Three of the shows with which Benko has been most associated, “Funny Girl,” “Fiddler on the Roof” and “Harmony,” are specifically Jewish-themed, something that was noted by Randy Swartz, the famed local showbiz impresario who started the Broadway Cabaret at the Rittenhouse Grill concept.

“Broadway has been, for the last hundred-something years, fundamentally driven by a high percentage of the Jewish creative element,” Swartz said, referencing the Gershwins, Stephen Sondheim and numerous other performers and composers.

“She’s very much engaged in that, as part of her identity,” Swartz said of Benko.
He pointed to the singer’s performance of “Tomorrow,” from “Annie,” as part of a “Shabbat on Broadway” event in 2024.

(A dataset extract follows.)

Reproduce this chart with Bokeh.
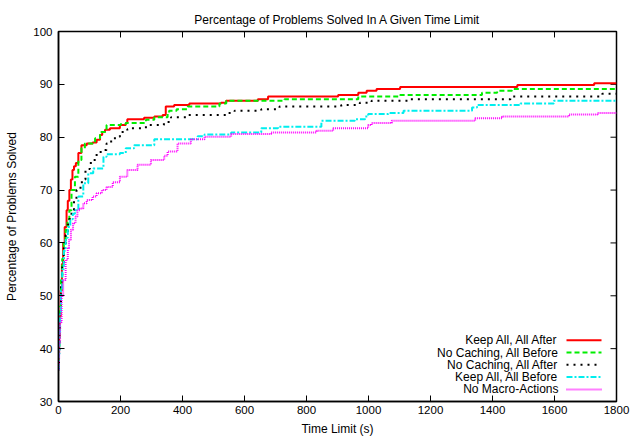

“I can’t say that I was looking to only do Jewish shows or play Jewish roles, but … as an actor, you have very little control over what comes your way. But when things are right, they’re right,” Benko said. “And you know, I think being in ‘Fiddler on the Roof’ [on Broadway] was a big, full-circle moment for me because my very first sort of full-length show, the one that really got me into theater, was ‘Fiddler on the Roof’ at the JCC.”

When she tried out for that show, her entire family ended up cast in it.

“And then post-pandemic, ‘Funny Girl.’ And then that led to ‘Harmony.’ It was like, suddenly, I became the Jewish actress. You know, the face of female Jews on Broadway, or in Broadway musicals, which sort of happened by accident. But I was happy to get to take up that mantle, and it’s actually opened up a lot of doors for me.”

Benko has frequently been asked to perform at synagogues and other Jewish institutions and has gotten involved with such organizations as the JNF, the ADL and the Educational Alliance.

She has performed in Philadelphia before, in the national tours of “Spring Awakening” and “Les Misérables,” both at the Academy of Music.

As mentioned, the Broadway Cabaret at the Rittenhouse Grill series is the brainchild of Swartz, the legendary Philadelphia showbiz impresario who retired from Penn Live Arts in 2020 after a 50-year career as a producer and presenter. Swartz, amid all of his work with dance and theater, has worked on cabaret shows, including one with Stephen Schwartz, the Jewish composer who wrote the music for “Wicked.”

“I always had this sort of love for cabaret,” Swartz said.

After a visit to the Cafe Carlyle in New York, “I looked around and said, ‘You know, we haven’t had cabaret in Philadelphia for at least 15 years. And I know a place that would be perfect for it, if they’re up for it.’”

The idea was to do it on Monday nights, which is typically a night off on Broadway, and would allow performers to take a quick trip down to Philadelphia for a show. The concept debuted in December 2023 with Tony Yazbeck. The current spring season started in February with Amanda McBroom, followed by Christopher Sieber’s one-man show in early April.

“On the way, the Julie Benko phenomenon took place,” he said, referring to the “reviews and accolades” Benko received from her “Funny Girl” performance.

He described Benko’s show as “her story of how she ended up never getting the part, always being the backup, the sub, etc., and that was her career,” before she broke out in “Funny Girl.”

After a break for the summer — “we let everybody go down the shore,” Swartz said — the cabaret’s fall season will kick off with Adam Pascal, best known for “Rent.” Darius de Haas, who performed the singing voice of Shy Baldwin on “The Marvelous Mrs. Maisel,” is also in the fall lineup.

A reservation covers the show, dinner and gratuity. The first Julie Benko show is sold out, but the second still has tickets available on rittenhousegrill.com.

Stephen Silver is a Broomall-based freelance writer.